Cloud security is a huge, ever evolving subject that is difficult to cover in a short space, especially with so many different cloud service types and architectures (SaaS, IaaS, PaaS, external, internal, and hybrid). However, there are a few cloud security practices that just about any organization should apply when working with the cloud.
- Don’t think you can just hand a function over to a cloud provider and forget about it. Like any other IT component, cloud services must be managed and secured using policy, monitoring, and security tools and services.
- Before contracting with a cloud service, make sure your internal security is up to date first. Don’t let your corporate network become the weakest link in the chain.
- If you don’t use cloud services, your employees most likely do or will. IT should evaluate corporate applications, business processes, and data according to their value to the organization and risk when deployed wholly or partially in the cloud, then create a cloud use policy that spells out what may be allowed in the cloud and what isn’t. For applications that can be deployed in the cloud, spell out precautions and tools that must be employed to use the cloud securely.
- Create a list of cloud services that IT has investigated and deemed acceptable in terms of security.
- Start cloud use with low-risk, non-core functions until your organization gets a grip on the security landscape.
- Make it clear that internal developers cannot test software in the cloud using live or sensitive corporate or customer information.
- Investigate cloud provider contracts and SLA’s carefully. Does the provider take responsibility for your data and provide security guarantees? Does the service offer visibility into security events and responses? Is it willing to provide monitoring tools or hooks into your corporate monitoring tools? Does it provide monthly reports on security events and responses? What happens to your data if you terminate the service?
- Don’t accept the provider’s standard contracts and SLAs. Evaluate your own compliance and security needs carefully and employ tech and compliance savvy lawyers to negotiate service contracts and SLA’s that fulfill those needs. Get guarantees on data location or use a hybrid model with data stored internally.
- Examine the provider’s data protection strategies and multitenant architecture, if relevant.
- Look for standard audits and certifications such as SAS 70 Type II or ISO 27001, then examine the audits carefully to understand potential security gaps. Look for ways to fill those gaps. If the provider uses third party providers, examine their certifications and audits as well.
- Make sure the provider allows your organization to audit its security periodically as well.

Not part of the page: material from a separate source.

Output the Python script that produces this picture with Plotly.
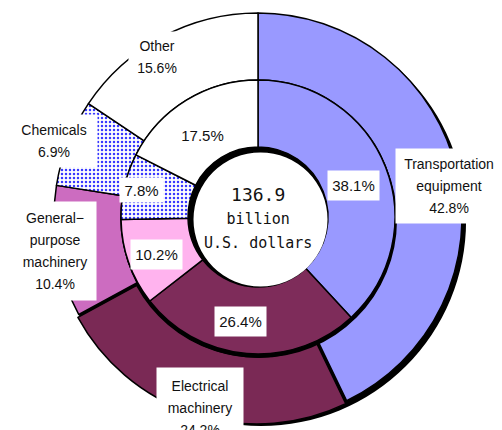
import plotly.graph_objects as go

# ---------------- data ----------------
categories = ["Transportation equipment", "Electrical machinery",
              "General-purpose machinery", "Chemicals", "Other"]
label_text = ["Transportation<br>equipment", "Electrical<br>machinery",
              "General−<br>purpose<br>machinery", "Chemicals", "Other"]
outer_share = [42.8, 24.2, 10.4, 6.9, 15.6]
inner_share = [38.1, 26.4, 10.2, 7.8, 17.5]
total_value = 136.9
total_unit = ["billion", "U.S. dollars"]

# ---------------- styles ----------------
colors_outer = ["#9999FF", "#7A2955", "#CC6CC0", "#FFFFFF", "#FFFFFF"]
colors_inner = ["#9999FF", "#7E2C5A", "#FFB3EE", "#FFFFFF", "#FFFFFF"]
pattern_shape = ["", "", "", ".", ""]
pull_outer = [0, 0.015, 0, 0, 0]

W, H = 502, 430
CX, CY = 258, 217            # pixel centre (from top)
R_OUT, R_MID, R_HOLE = 204, 137, 70

def dom(cx, cy, half):
    return dict(x=[(cx - half) / W, (cx + half) / W],
                y=[(H - cy - half) / H, (H - cy + half) / H])

def px(x, y):
    return x / W, 1 - y / H

PAT = dict(shape=pattern_shape, fgcolor="#3838FF", bgcolor="white",
           size=4, solidity=0.3)

fig = go.Figure()

# shadow behind outer ring
fig.add_trace(go.Pie(values=[1], labels=["s1"], hole=(R_MID - 6) / (R_OUT + 1), sort=False,
                     marker=dict(colors=["#000000"], line=dict(width=0)),
                     textinfo="none", hoverinfo="skip", showlegend=False,
                     domain=dom(CX + 3, CY + 4, R_OUT + 1)))

# outer ring
maxpull = max(pull_outer)
fig.add_trace(go.Pie(
    labels=categories, values=outer_share, sort=False, direction="clockwise",
    rotation=0, hole=R_MID / R_OUT, pull=pull_outer,
    marker=dict(colors=colors_outer, line=dict(color="black", width=1.5),
                pattern=PAT),
    textinfo="none", showlegend=False,
    domain=dom(CX, CY, R_OUT * (1 + maxpull))))

# shadow behind inner ring
fig.add_trace(go.Pie(values=[1], labels=["s2"], hole=0.9, sort=False,
                     marker=dict(colors=["#000000"], line=dict(width=0)),
                     textinfo="none", hoverinfo="skip", showlegend=False,
                     domain=dom(CX + 1, CY + 3, R_MID + 1)))

# inner ring
fig.add_trace(go.Pie(
    labels=categories, values=inner_share, sort=False, direction="clockwise",
    rotation=0, hole=R_HOLE / R_MID,
    marker=dict(colors=colors_inner, line=dict(color="black", width=1.5),
                pattern=PAT),
    textinfo="none", showlegend=False,
    domain=dom(CX, CY, R_MID)))

# hole with shadow
shapes = []
x0, y0 = px(CX - R_HOLE, CY - R_HOLE)
x1, y1 = px(CX + R_HOLE, CY + R_HOLE)
shapes.append(dict(type="circle", xref="paper", yref="paper", x0=x0, y0=y1, x1=x1, y1=y0,
                   fillcolor="black", line=dict(width=0), layer="above"))
r2 = R_HOLE - 3
x0, y0 = px(CX + 2.5 - r2, CY + 2.5 - r2)
x1, y1 = px(CX + 2.5 + r2, CY + 2.5 + r2)
shapes.append(dict(type="circle", xref="paper", yref="paper", x0=x0, y0=y1, x1=x1, y1=y0,
                   fillcolor="white", line=dict(width=0), layer="above"))

LABEL_FONT = "Liberation Sans, Arial, sans-serif"
annotations = []
outer_label_pos = [(449, 186), (200, 408), (55, 251), (54, 141), (157, 57)]
outer_box = [(106, 74), (86, 80), (82, 98), (86, 52), (56, 50)]
for i in range(len(categories)):
    x, y = px(*outer_label_pos[i])
    annotations.append(dict(
        x=x, y=y, xref="paper", yref="paper", showarrow=False,
        text=f'<span style="font-size:14px">{label_text[i]}<br>{outer_share[i]}%</span>',
        font=dict(family=LABEL_FONT, size=17, color="#111"),
        bgcolor="white", borderpad=0, width=outer_box[i][0], height=outer_box[i][1],
        xanchor="center", yanchor="middle", align="center", valign="middle"))

inner_label_pos = [(353, 185), (240, 321), (156, 254), (141, 190), (202, 135)]
inner_box = [(51, 29), (51, 29), (51, 29), (43, 24), (51, 29)]
for i in range(len(categories)):
    x, y = px(*inner_label_pos[i])
    annotations.append(dict(
        x=x, y=y, xref="paper", yref="paper", showarrow=False,
        text=f"{inner_share[i]}%",
        font=dict(family=LABEL_FONT, size=15, color="#111"),
        bgcolor="white", borderpad=0, width=inner_box[i][0], height=inner_box[i][1],
        xanchor="center", yanchor="middle", align="center", valign="middle"))

x, y = px(CX, CY + 1)
annotations.append(dict(
    x=x, y=y, xref="paper", yref="paper", showarrow=False,
    text=f'{total_value}<br><span style="font-size:15px">{total_unit[0]}<br>{total_unit[1]}</span>',
    font=dict(family="DejaVu Sans Mono, Liberation Mono, monospace", size=18, color="#111"),
    xanchor="center", yanchor="middle", align="center"))

fig.update_layout(
    width=W, height=H, margin=dict(l=0, r=0, t=0, b=0),
    paper_bgcolor="white", plot_bgcolor="white",
    shapes=shapes, annotations=annotations, showlegend=False)

fig.write_html("out.html", config={"displayModeBar": False},
               post_script="document.body.style.margin='0px';document.body.style.overflow='hidden';")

- Look for software services that comply with SAML, OpenID or other federation standards that make it possible to extend your corporate identity management tools into the cloud. Consider employing two-factor authentication for very sensitive data.
- Encrypt all data BEFORE it goes to the cloud in transit and at rest. Make sure the provider has sufficient strategies for wiping released data from both memory and storage.
- Negotiate specific procedures and roles for incident response. Make sure the provider includes you and considers you a partner.
- In most cases users access the cloud through their client Web browsers. Make sure you employ strong client security tools and that your browsers are properly updated and protected from browser exploits.
The list is endless and the cloud is still an evolving learning experience, but this is a good start. With the right strategies your cloud deployment can be reasonably secure.